Monday, May 20, 2019

Book Review: Under the Knife

Under the Knife: A History of Surgery in 28 Remarkable Operations
Arnold van de Laar
Medicine

Even allowing that Under the Knife is a translation, and even allowing that it's really a collection of essays, this is a book that's unskillfully written and composed. Information is repeated. Chapters come in random order. The prose style is serviceable, no more.

Most irritatingly, the individual chapters themselves are disorganized. The chapter on anesthesia veers off, on the next-to-last-page, into Ignaz Semmelweis The transitioning sentence: "Anaesthesia was a revolution in surgery; the next step was the introduction of hygiene." This diversion lasts for precisely one long paragraph before returning, with no explanation or connection, to chlofoform.

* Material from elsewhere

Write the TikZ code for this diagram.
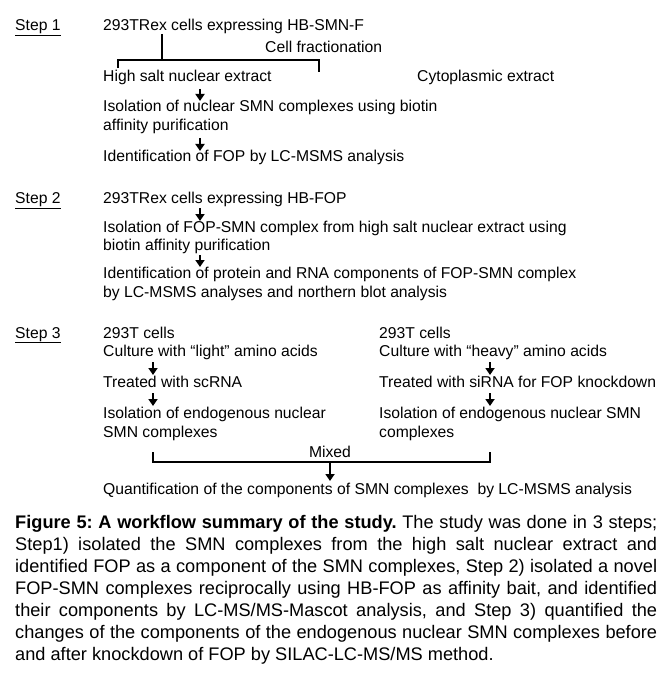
\documentclass[tikz,border=0pt]{standalone}
\usepackage{fontspec}
\setmainfont{Liberation Sans}
\usetikzlibrary{arrows.meta}
\begin{document}
\begin{tikzpicture}[x=1pt,y=-1pt,
  txt/.style={anchor=base west,inner sep=0pt,font=\fontsize{15.7}{18}\selectfont},
  mid/.style={anchor=base,inner sep=0pt,font=\fontsize{15.7}{18}\selectfont},
  arr/.style={line width=2.6pt,-{Triangle[width=9pt,length=7pt]}},
  brk/.style={line width=2pt}]
\useasboundingbox[fill=white] (0,0) rectangle (668,676);

% ---------- Step 1 ----------
\node[txt] (s1) at (15,31) {\underline{Step 1}};
\node[txt] (t1) at (103,31) {293TRex cells expressing HB-SMN-F};
\node[txt] (cf) at (265,53) {Cell fractionation};
\node[txt] (hs) at (103,82) {High salt nuclear extract};
\node[txt] (ce) at (417,82) {Cytoplasmic extract};
\node[txt] (i1a) at (103,112) {Isolation of nuclear SMN complexes using biotin};
\node[txt] (i1b) at (103,131) {affinity purification};
\node[txt] (id1) at (103,162) {Identification of FOP by LC-MSMS analysis};

\coordinate (b1top) at (162,34);
\coordinate (b1mid) at (162,60);
\coordinate (b1l) at (118,60);
\coordinate (b1r) at (319,60);
\coordinate (b1ld) at (118,68);
\coordinate (b1rd) at (319,72);
\draw[brk] (b1top) -- (b1mid);
\draw[brk] (b1ld) -- (b1l) -- (b1r) -- (b1rd);

\coordinate (a1s) at (200,89);  \coordinate (a1e) at (200,101);
\coordinate (a2s) at (200,138); \coordinate (a2e) at (200,151);
\draw[arr] (a1s) -- (a1e);
\draw[arr] (a2s) -- (a2e);

% ---------- Step 2 ----------
\node[txt] (s2) at (15,204) {\underline{Step 2}};
\node[txt] (t2) at (103,204) {293TRex cells expressing HB-FOP};
\node[txt] (i2a) at (103,232) {Isolation of FOP-SMN complex from high salt nuclear extract using};
\node[txt] (i2b) at (103,250) {biotin affinity purification};
\node[txt] (id2a) at (103,278) {Identification of protein and RNA components of FOP-SMN complex};
\node[txt] (id2b) at (103,297) {by LC-MSMS analyses and northern blot analysis};

\coordinate (a3s) at (200,208); \coordinate (a3e) at (200,221);
\coordinate (a4s) at (200,255); \coordinate (a4e) at (200,267);
\draw[arr] (a3s) -- (a3e);
\draw[arr] (a4s) -- (a4e);

% ---------- Step 3 ----------
\node[txt] (s3) at (15,338) {\underline{Step 3}};
\node[txt] (l1) at (103,338) {293T cells};
\node[txt] (l2) at (103,356) {Culture with “light” amino acids};
\node[txt] (l3) at (103,387) {Treated with scRNA};
\node[txt] (l4) at (103,418) {Isolation of endogenous nuclear};
\node[txt] (l5) at (103,437) {SMN complexes};
\node[txt] (r1) at (379,338) {293T cells};
\node[txt] (r2) at (379,356) {Culture with “heavy” amino acids};
\node[txt] (r3) at (379,387) {Treated with siRNA for FOP knockdown};
\node[txt] (r4) at (379,418) {Isolation of endogenous nuclear SMN};
\node[txt] (r5) at (379,437) {complexes};
\node[mid] (mx) at (330,457) {Mixed};
\node[txt] (q) at (103,494) {Quantification of the components of SMN complexes\ \ by LC-MSMS analysis};

\coordinate (a5s) at (153,362); \coordinate (a5e) at (153,375);
\coordinate (a6s) at (153,393); \coordinate (a6e) at (153,406);
\coordinate (a7s) at (490,362); \coordinate (a7e) at (490,375);
\coordinate (a8s) at (490,393); \coordinate (a8e) at (490,406);
\draw[arr] (a5s) -- (a5e);
\draw[arr] (a6s) -- (a6e);
\draw[arr] (a7s) -- (a7e);
\draw[arr] (a8s) -- (a8e);

\coordinate (m1) at (153,452);
\coordinate (m2) at (153,462);
\coordinate (m3) at (490,462);
\coordinate (m4) at (490,452);
\coordinate (mc) at (330,462);
\coordinate (me) at (330,481);
\draw[brk] (m1) -- (m2) -- (m3) -- (m4);
\draw[arr] (mc) -- (me);

% ---------- Caption ----------
\node[anchor=north west,inner sep=0pt,text width=642pt,align=justify,
      font=\fontsize{18.2}{22}\selectfont] (cap) at (15,515) {%
\frenchspacing\spaceskip=0.278em plus 1em minus 0.1em
\textbf{Figure 5: A workflow summary of the study.} The study was done in 3 steps;\linebreak
Step1) isolated the SMN complexes from the high salt nuclear extract and\linebreak
identified FOP as a component of the SMN complexes, Step 2) isolated a novel\linebreak
FOP-SMN complexes reciprocally using HB-FOP as affinity bait, and identified\linebreak
their components by LC-MS/MS-Mascot analysis, and Step 3) quantified the\linebreak
changes of the components of the endogenous nuclear SMN complexes before\linebreak
and after knockdown of FOP by SILAC-LC-MS/MS method.};
\end{tikzpicture}
\end{document}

Or take the discussion of vascular surgery, which includes this:
In the twentieth century, the crossectomy was combined with "stripping", a method by which the GSV can be removed subcutaneously completely and in one go. This was--and remained until around 2005--the standard procedure for treating varicose veins, the whole operation taking no more than fifteen minutes per leg. Theodor Billroth, one of the greatest names in the whole history of surgery, was vehemently opposed to varicose vein operations, without bothering to explain why.

What? Where did Billroth come into this? What does his distaste for varicose vein surgery in general have to do with the topic of this paragraph, which is the crossectomy? Nor does Billroth resurface later in the chapter; the next paragraph is about the successor procedure.

These solecisms (and many more) give Under the Knife a random, disconnected quality. You never quite know where a chapter is going, regardless of its title or opening paragraph. The anecdotes about the titular operations are quite interesting, in fact, but van de Laar never figures out how to follow up on them. Look, people, if you're going to write nonfiction, you need to understand that there are rules for doing it--just as there are rules in fiction--and that you violate them at your peril.

Good biomedical essayists include Lewis Thomas (The Lives of a Cell) and, more tangentially, Loren Eisley and Stephen Jay Gould. For one excellent take on how to write nonfiction well, see Tracy Kidder and Richard Todd's Good Prose: The Art of Nonfiction.